Pour Messenger, il faudra installer un des nombreux logiciels alternatifs qui permet d'avoir sa liste de contacts MSN. Pour avoir une liste de proposition d'applications, il suffit d'aller saisir "instant messenger" dans la cellule de recherche de l'iTunes Store.

Pour Word, il existe un logiciel estampillé Office sur l'iTunes Store. Lä encore, en faisant une recherche avec comme mot clé "Office" vous devriez tomber sur l'application parmi les résultats. 

En gros, vous l'aurez compris, pour trouver des logiciels particuliers qui s'installent sur l'iPad, l'outil de recherche de l'iTunes Store permet assez aisément de répondre rapidement à ses interrogations.


----------



## cillab (16 Octobre 2010)

merci pour ta réponse rapide et precis je vais aller voir notre copain i tune


----------



## Le docteur (16 Octobre 2010)

Il y a un Windows Live  (et des clones)  sur iPad et il y a des logiciels qui éditent des fichiers Office sur Mac. Mais aucun d'entre eux n'arrivent à la cheville du trio Pages/Keynote/Numbers selon moi (plutôt faits pour interagir avec leurs homologues Mac, même s'ils prennent en charge les formats Office en entrée eg sortie.


----------



## twinworld (16 Octobre 2010)

Le docteur a dit:


> Mais aucun d'entre eux n'arrivent à la cheville du trio Pages/Keynote/Numbers selon moi


ce qu'on peut encore regretter avec Pages iPad, c'est qu'il ne soit pas capable de modifier un fichier stocké sur l'iDisk, alors que d'autres logiciels apparentés à Word le font parfaitement. 

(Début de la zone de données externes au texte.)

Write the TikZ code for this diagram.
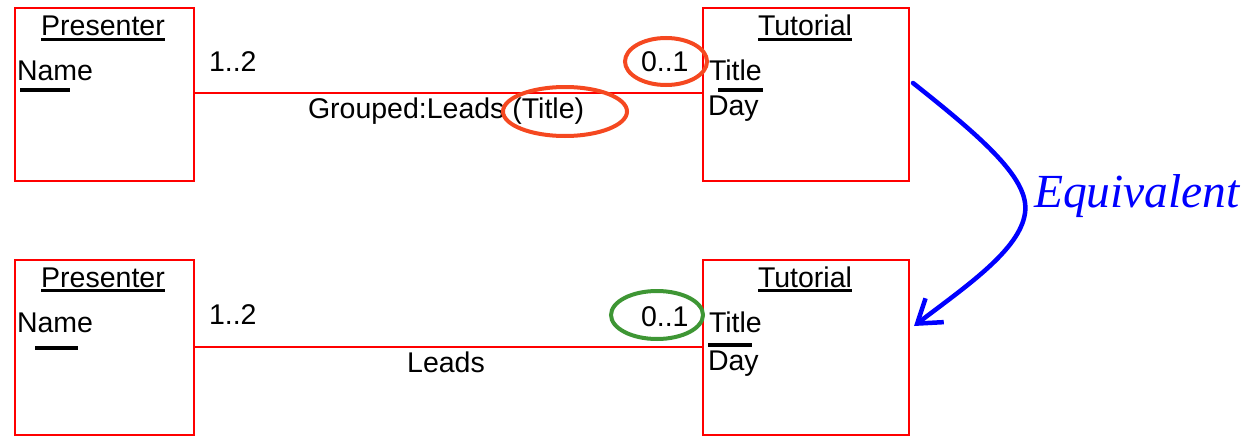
\documentclass[tikz,border=0pt]{standalone}
\usepackage{fontspec}
\setmainfont{Liberation Sans}
\newfontfamily\eqfont{Liberation Serif}
\usetikzlibrary{arrows.meta}
\definecolor{boxred}{RGB}{255,0,0}
\definecolor{hlorange}{RGB}{245,72,32}
\definecolor{hlgreen}{RGB}{62,150,52}
\definecolor{eqblue}{RGB}{0,0,255}
\begin{document}
\begin{tikzpicture}[x=1pt,y=-1pt,
  every node/.style={inner sep=0pt,outer sep=0pt,font=\fontsize{28.5}{33}\selectfont},
  entity/.style={draw=boxred,line width=2pt,anchor=north west,rectangle},
  assoc/.style={draw=boxred,line width=2pt},
  keybar/.style={line width=3.5pt,black},
  uline/.style={line width=2.2pt,black},
  ring/.style={line width=4pt}]
\useasboundingbox (0,0) rectangle (1252,436);
\clip (0,0) rectangle (1252,436);

% ---- upper model: grouped association ----
\node[entity,minimum width=179pt,minimum height=173pt] (p1) at (15,8) {};
\node[entity,minimum width=206pt,minimum height=173pt] (t1) at (703,8) {};
\coordinate (a1) at (194,93);
\coordinate (b1) at (703,93);
\draw[assoc] (a1) -- (b1);

\node[anchor=base] (p1t) at (103,36) {Presenter};
\draw[uline] ([yshift=-3.5pt]p1t.base west) -- ([yshift=-3.5pt]p1t.base east);
\node[anchor=base west] (p1n) at (17,80) {Name};
\draw[keybar] (20,90) -- (70,90);

\node[anchor=base] (t1t) at (805,36) {Tutorial};
\draw[uline] ([yshift=-3.5pt]t1t.base west) -- ([yshift=-3.5pt]t1t.base east);
\node[anchor=base west] (t1a) at (709,80) {Title};
\draw[keybar] (718,90) -- (763,90);
\node[anchor=base west] (t1b) at (708,115) {Day};

\node[anchor=base west] (m1a) at (209,71) {1..2};
\node[anchor=base west] (m1b) at (641,71) {0..1};
\node[anchor=base west] (lab1) at (308,118) {Grouped:Leads (Title)};

\draw[ring,hlorange] (666,61.5) ellipse [x radius=41pt,y radius=23.5pt];
\draw[ring,hlorange] (565,111.5) ellipse [x radius=62pt,y radius=24.5pt];

% ---- lower model: plain association ----
\node[entity,minimum width=179pt,minimum height=175pt] (p2) at (15,260) {};
\node[entity,minimum width=206pt,minimum height=175pt] (t2) at (703,260) {};
\coordinate (a2) at (194,347);
\coordinate (b2) at (703,347);
\draw[assoc] (a2) -- (b2);

\node[anchor=base] (p2t) at (103,287) {Presenter};
\draw[uline] ([yshift=-3.5pt]p2t.base west) -- ([yshift=-3.5pt]p2t.base east);
\node[anchor=base west] (p2n) at (17,332) {Name};
\draw[keybar] (35,348) -- (78,348);

\node[anchor=base] (t2t) at (805,287) {Tutorial};
\draw[uline] ([yshift=-3.5pt]t2t.base west) -- ([yshift=-3.5pt]t2t.base east);
\node[anchor=base west] (t2a) at (709,332) {Title};
\draw[keybar] (708,345) -- (752,345);
\node[anchor=base west] (t2b) at (708,370) {Day};

\node[anchor=base west] (m2a) at (209,324) {1..2};
\node[anchor=base west] (m2b) at (641,326) {0..1};
\node[anchor=base] (lab2) at (446,372) {Leads};

\draw[ring,hlgreen] (657,315) ellipse [x radius=46pt,y radius=24pt];

% ---- equivalence arrow ----
\coordinate (e0) at (913,83);
\coordinate (e1) at (1025,213);
\coordinate (e2) at (914,326);
\draw[eqblue,line width=4.5pt,line cap=round,
      -{Straight Barb[length=22pt,width=30pt,line width=4.5pt]}]
  (e0) .. controls (985,140) and (1030,180) .. (e1)
       .. controls (1020,250) and (965,287) .. (e2);
\node[anchor=base west,text=eqblue,font=\eqfont\itshape\fontsize{47.5}{52}\selectfont] (eq) at (1034,207) {Equivalent};
\end{tikzpicture}
\end{document}
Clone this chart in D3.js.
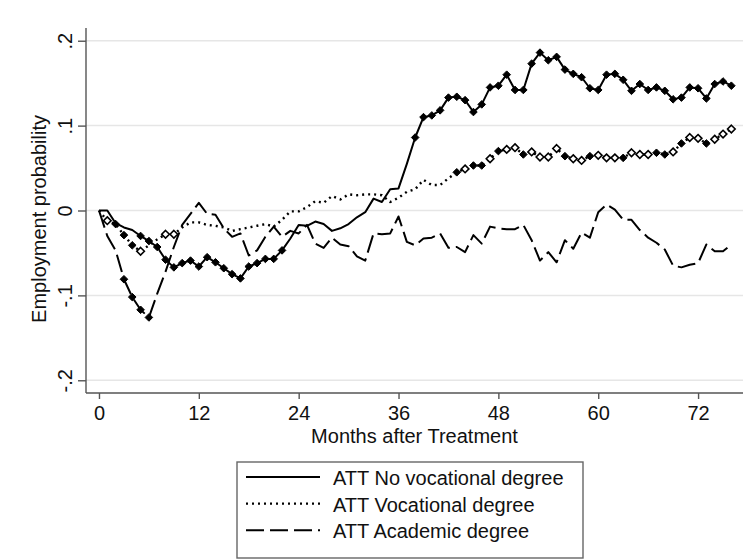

Comme l'iPad est assez limité en terme de transfert rapide, à mon sens, je trouve qu'Apple aurait pu faire l'effort de développer cet aspect (qui existe par l'intermédiaire d'iWork.com, mais qui est encore en version béta). Ils ont tout pour bien faire : le nuage, les appli, le support, mais ils ne sont pas encore arrivé à combiner les trois de manière optimisée.


----------



## Le docteur (16 Octobre 2010)

- iWork.com ne permet pas de modifier en ligne un fichier, juste de l'annoter (Ça d'ailleurs, c'est à améliorer).
- On peut par contre charger un fichier sur l'iDisk, le modifier depuis par exemple un Mac, puis le réimporter. C'est un peu long, d'accord, mais je trouve ça plus pratique que de me faire iaiche avec ces bon dieu de cables...
- Les machins qui sont capables de bidouiller un fichier Word en ligne ne sont compatibles qu'avec Office, autrement dit ne me sont d'aucune utilité (chacun son truc).


----------